As the DVD’s out by now, I really recommend you take a look at the special features. There’s 13 minutes of deleted scenes on there, and Chris has ample screen time in four of those scenes. I can only repeat myself when I say that his best work for the movie is in those deleted scenes. He doesn’t really have much dialogue in them, but he doesn’t need to speak to convey what Pete is going through.

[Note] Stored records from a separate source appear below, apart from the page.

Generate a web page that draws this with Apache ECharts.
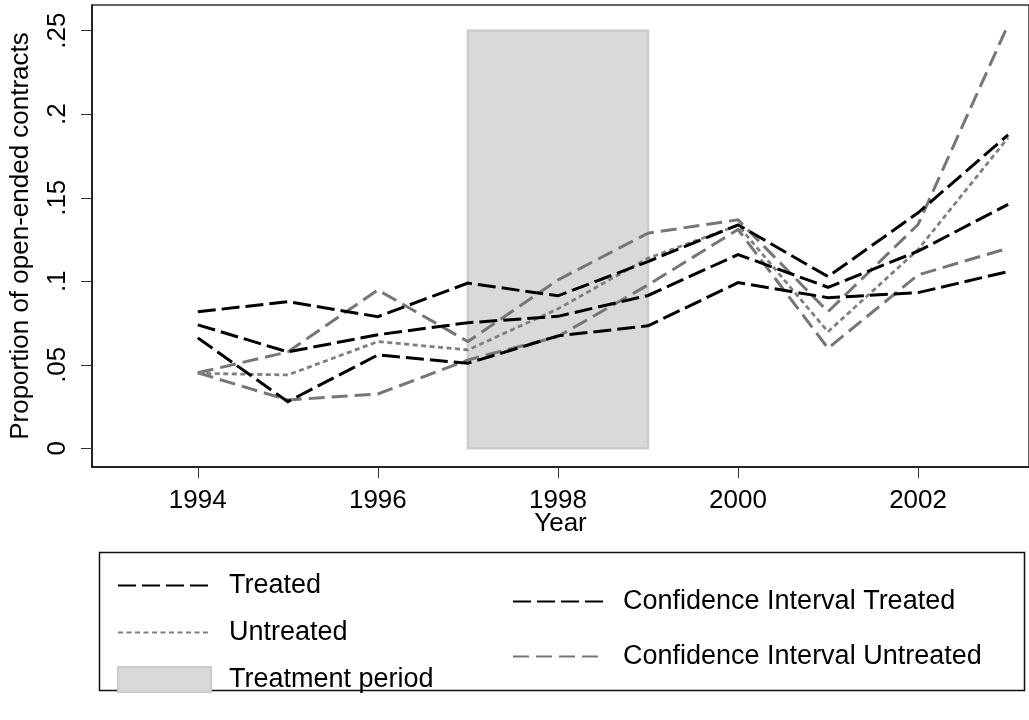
<!DOCTYPE html>
<html>
<head>
<meta charset="utf-8">
<script src="https://cdn.jsdelivr.net/npm/echarts@6/dist/echarts.min.js"></script>
<style>
html,body{margin:0;padding:0;background:#fff;}
#chart{width:1029px;height:720px;}
</style>
</head>
<body>
<div id="chart"></div>
<script>
const years = [1994, 1995, 1996, 1997, 1998, 1999, 2000, 2001, 2002, 2003];
const treated          = [0.0739, 0.0577, 0.0680, 0.0752, 0.0790, 0.0915, 0.1160, 0.0964, 0.1180, 0.1460];
const ciTreatedUpper   = [0.0817, 0.0878, 0.0788, 0.0989, 0.0913, 0.1118, 0.1338, 0.1028, 0.1410, 0.1877];
const ciTreatedLower   = [0.0661, 0.0279, 0.0559, 0.0509, 0.0673, 0.0733, 0.0992, 0.0902, 0.0932, 0.1058];
const untreated        = [0.0449, 0.0439, 0.0639, 0.0589, 0.0835, 0.1138, 0.1335, 0.0698, 0.1190, 0.1860];
const ciUntreatedUpper = [0.0452, 0.0577, 0.0948, 0.0639, 0.1008, 0.1288, 0.1368, 0.0818, 0.1340, 0.2536];
const ciUntreatedLower = [0.0452, 0.0289, 0.0325, 0.0529, 0.0669, 0.0978, 0.1310, 0.0599, 0.1038, 0.1198];
const treatmentPeriod = [1997, 1999];
const treatmentRange = [0, 0.25];
const xTickValues = [1994, 1996, 1998, 2000, 2002];
const yTickValues = [0, 0.05, 0.1, 0.15, 0.2, 0.25];
const yTickLabels = ['0', '.05', '.1', '.15', '.2', '.25'];

const FONT = 'Liberation Sans, Arial, sans-serif';
const pairs = arr => years.map((y, i) => [y, arr[i]]);

function lineSeries(name, data, color, dash, width) {
  return {
    name: name, type: 'line', data: pairs(data),
    symbol: 'none', showSymbol: false, silent: true, animation: false,
    lineStyle: { color: color, width: width, type: dash, cap: 'butt', join: 'miter' },
    itemStyle: { color: color }, z: 3
  };
}

const hiddenSymbol = { opacity: 0, borderWidth: 0 };

const chart = echarts.init(document.getElementById('chart'), null, { renderer: 'canvas' });
chart.setOption({
  backgroundColor: '#fff',
  animation: false,
  textStyle: { fontFamily: FONT },
  grid: { left: 90, top: 5, width: 945, height: 462, show: true, borderColor: '#333', borderWidth: 1.5, backgroundColor: 'transparent' },
  xAxis: {
    type: 'value', min: 1992.825, max: 2003.232,
    name: 'Year', nameLocation: 'middle', nameGap: 44, nameMoveOverlap: false,
    nameTextStyle: { fontSize: 26, color: '#000', fontFamily: FONT },
    axisLine: { show: true, onZero: false, lineStyle: { color: '#111', width: 1.5 } },
    axisTick: { show: true, length: 11, lineStyle: { color: '#333', width: 1 }, customValues: xTickValues },
    axisLabel: { fontSize: 26, color: '#000', margin: 21, fontFamily: FONT, customValues: xTickValues, formatter: v => String(v) },
    splitLine: { show: false }
  },
  yAxis: {
    type: 'value', min: -0.0112, max: 0.2654,
    name: 'Proportion of open-ended contracts', nameLocation: 'middle', nameGap: 58, nameRotate: 90,
    nameTextStyle: { fontSize: 26, color: '#000', fontFamily: FONT },
    axisLine: { show: true, onZero: false, lineStyle: { color: '#111', width: 1.5 } },
    axisTick: { show: true, length: 11, lineStyle: { color: '#333', width: 1 }, customValues: yTickValues },
    axisLabel: { fontSize: 26, color: '#000', margin: 21, rotate: 90, fontFamily: FONT, customValues: yTickValues,
      formatter: v => { const i = yTickValues.findIndex(t => Math.abs(t - v) < 1e-9); return i >= 0 ? yTickLabels[i] : ''; } },
    splitLine: { show: false }
  },
  legend: [
    {
      data: ['Treated', 'Untreated', { name: 'Treatment period', icon: 'rect', itemStyle: { color: '#d9d9d9', borderColor: '#cccccc', borderWidth: 2, opacity: 1 } }],
      orient: 'vertical', left: 112, top: 567, itemWidth: 93, itemHeight: 25, itemGap: 20,
      selectedMode: false,
      itemStyle: hiddenSymbol,
      textStyle: { fontSize: 27, color: '#000', fontFamily: FONT, padding: [0, 0, 0, 13] }
    },
    {
      data: ['Confidence Interval Treated', 'Confidence Interval Untreated'],
      orient: 'vertical', left: 507, top: 583, itemWidth: 92, itemHeight: 25, itemGap: 28,
      selectedMode: false,
      itemStyle: hiddenSymbol,
      textStyle: { fontSize: 27, color: '#000', fontFamily: FONT, padding: [0, 0, 0, 13] }
    }
  ],
  graphic: [
    { type: 'rect', left: 97, top: 550, shape: { width: 925, height: 138 }, style: { fill: 'none', stroke: '#111', lineWidth: 1.5 }, z: 0 }
  ],
  series: [
    {
      name: 'Treatment period', type: 'custom', silent: true, animation: false, z: 1,
      data: [[treatmentPeriod[0], treatmentPeriod[1], treatmentRange[0], treatmentRange[1]]],
      encode: { x: [0, 1], y: [2, 3] },
      itemStyle: { color: '#d9d9d9' },
      renderItem: function (params, api) {
        const p0 = api.coord([api.value(0), api.value(3)]);
        const p1 = api.coord([api.value(1), api.value(2)]);
        return { type: 'rect', shape: { x: p0[0], y: p0[1], width: p1[0] - p0[0], height: p1[1] - p0[1] },
          style: { fill: '#d9d9d9', stroke: '#cccccc', lineWidth: 2.5 } };
      }
    },
    lineSeries('Confidence Interval Untreated', ciUntreatedUpper, '#767676', [16, 7], 3),
    lineSeries('Confidence Interval Untreated', ciUntreatedLower, '#767676', [16, 7], 3),
    lineSeries('Untreated', untreated, '#7f7f7f', [5, 3.5], 2.8),
    lineSeries('Confidence Interval Treated', ciTreatedUpper, '#000', [18, 6], 3),
    lineSeries('Confidence Interval Treated', ciTreatedLower, '#000', [18, 6], 3),
    lineSeries('Treated', treated, '#000', [18, 6], 3)
  ]
});
</script>
</body>
</html>
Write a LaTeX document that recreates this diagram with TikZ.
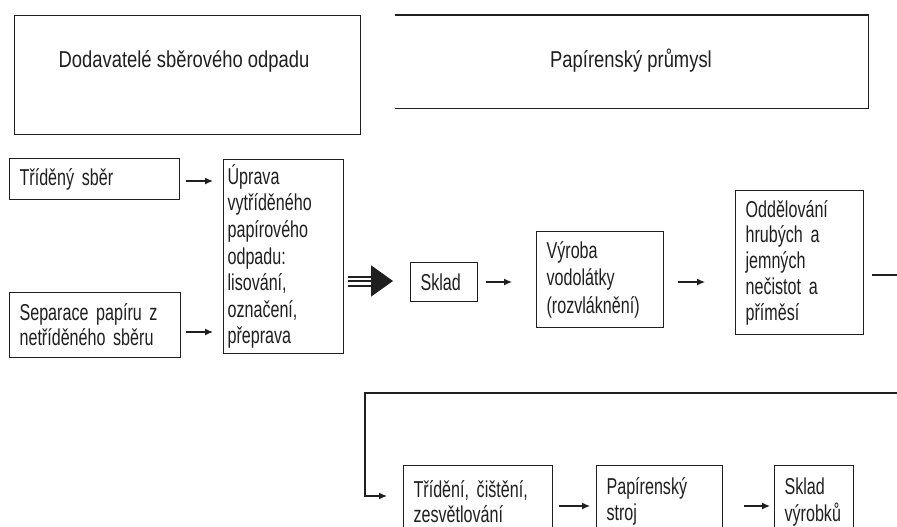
\documentclass[tikz,border=0pt]{standalone}
\usepackage{fontspec}
\setmainfont{Liberation Sans}[FakeStretch=0.70]
\newfontfamily\titlefont{Liberation Sans}[FakeStretch=0.80]
\usetikzlibrary{arrows.meta}
\definecolor{ink}{gray}{0.12}
\newcommand\bodyfnt[1]{\fontsize{23}{#1}\selectfont\setlength\spaceskip{4.6pt plus 1pt}}
\newcommand\titlefnt{\titlefont\fontsize{23}{25}\selectfont\setlength\spaceskip{5.2pt plus 1pt}}
\begin{document}
\begin{tikzpicture}[x=1pt,y=-1pt,
  box/.style={draw=ink, line width=1.2pt, anchor=north west, align=left,
    inner xsep=10pt, inner ysep=0pt, text=ink,
    font=\bodyfnt{25.5}},
  titletext/.style={anchor=base, text=ink, inner sep=0pt, font=\titlefnt},
  conn/.style={draw=ink, line width=1.3pt, -{Latex[length=8pt,width=7pt]}},
  frame/.style={draw=ink, line width=1.2pt},
]
\useasboundingbox (0,0) rectangle (897,527);
\fill[white] (0,0) rectangle (897,527);

% headers
\node[box, minimum width=346pt, minimum height=119pt] (sup) at (14,15) {};
\node[titletext] (suptext) at (184,68) {Dodavatelé sběrového odpadu};
\node[anchor=north west, minimum width=473pt, minimum height=93pt, inner sep=0pt] (ind) at (395,15) {};
\draw[frame] (ind.north west) -- (ind.north east) -- (ind.south east) -- (ind.south west);
\node[titletext] (indtext) at (631,68) {Papírenský průmysl};

% first row
\node[box, minimum width=170pt, minimum height=41pt, text width=150pt] (trid) at (9,158) {Tříděný sběr};
\node[box, minimum width=171pt, minimum height=65pt, text width=151pt,
  font=\bodyfnt{25}] (sep) at (9,292) {Separace papíru z\\netříděného sběru};
\node[box, minimum width=120pt, minimum height=194pt, text width=112pt, inner xsep=4pt,
  font=\bodyfnt{26.6}] (upr) at (223,159)
  {Úprava\\vytříděného\\papírového\\odpadu:\\lisování,\\označení,\\přeprava};
\node[box, minimum width=67pt, minimum height=39pt, text width=47pt] (skl) at (410,262) {Sklad};
\node[box, minimum width=127pt, minimum height=96pt, text width=107pt,
  font=\bodyfnt{27.5}] (vyr) at (536,231) {Výroba\\vodolátky\\(rozvláknění)};
\node[box, minimum width=128pt, minimum height=144pt, text width=108pt,
  font=\bodyfnt{25.7}] (odd) at (735,190)
  {Oddělování\\hrubých a\\jemných\\nečistot a\\příměsí};

% second row
\node[box, minimum width=149pt, minimum height=72pt, text width=129pt,
  font=\bodyfnt{25}] (tri) at (403,465) {Třídění, čištění,\\zesvětlování};
\node[box, minimum width=126pt, minimum height=72pt, text width=106pt,
  font=\bodyfnt{26}] (pap) at (596,465) {Papírenský\\stroj};
\node[box, minimum width=79pt, minimum height=72pt, text width=59pt,
  font=\bodyfnt{27}] (skv) at (774,465) {Sklad\\výrobků};

% connectors
\draw[conn, shorten <=6pt, shorten >=10pt] (trid.east |- 0,181) -- (upr.west |- 0,181);
\draw[conn, shorten <=5pt, shorten >=10pt] (sep.east |- 0,332) -- (upr.west |- 0,332);

\coordinate (bigs) at (348,281);
\draw[ink, line width=2pt, -{Triangle[length=22pt,width=31pt]}, shorten >=17pt]
  (bigs) -- (bigs -| skl.west);
\draw[ink, line width=2pt] ([yshift=4.5pt]bigs) -- ++(26,0);
\draw[ink, line width=2pt] ([yshift=-4.5pt]bigs) -- ++(26,0);

\draw[conn, shorten <=8pt, shorten >=24pt] (skl.east |- 0,282) -- (vyr.west |- 0,282);
\draw[conn, shorten <=14pt, shorten >=30pt] (vyr.east |- 0,282) -- (odd.west |- 0,282);

\draw[conn, shorten <=8pt, shorten >=16pt] (odd.east |- 0,275) -- (903,275) -- (903,393)
  -- (365,393) |- (tri.west |- 0,496);

\draw[conn, shorten <=6pt, shorten >=6pt] (tri.east |- 0,506) -- (pap.west |- 0,506);
\draw[conn, shorten <=21pt, shorten >=4pt] (pap.east |- 0,506) -- (skv.west |- 0,506);
\end{tikzpicture}
\end{document}
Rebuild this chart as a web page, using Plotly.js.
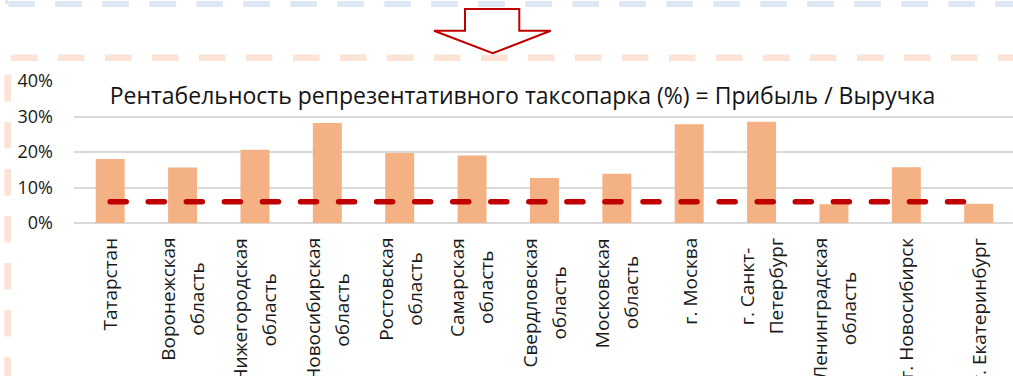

Also, Chris is the one that David Goyer singled out in the commentaries of the deleted scenes. He’s the only one of the actors he mentions by name, there was not a word about Margarita or Alex or Justin in those commentaries. Goyer specifically said something about how he liked certain emotions Chris brought across. Upon hearing that, I felt a certain amount of vindication for Chris.

The Trivia

Back in October ’06, when we didn’t know much about the movie, we met Chris and asked him about how big his involvement in the movie was. This is what he told us:

“Yeah, in the trailer it’s really hidden. It’s pretty big, it’s– You know, I play the main guy’s best friend, so I play this guy for the first 45 minutes of the movie, I’m in it a bunch. And then this character sort of goes off on his journey and I’m sort of included then in little bits and pieces.”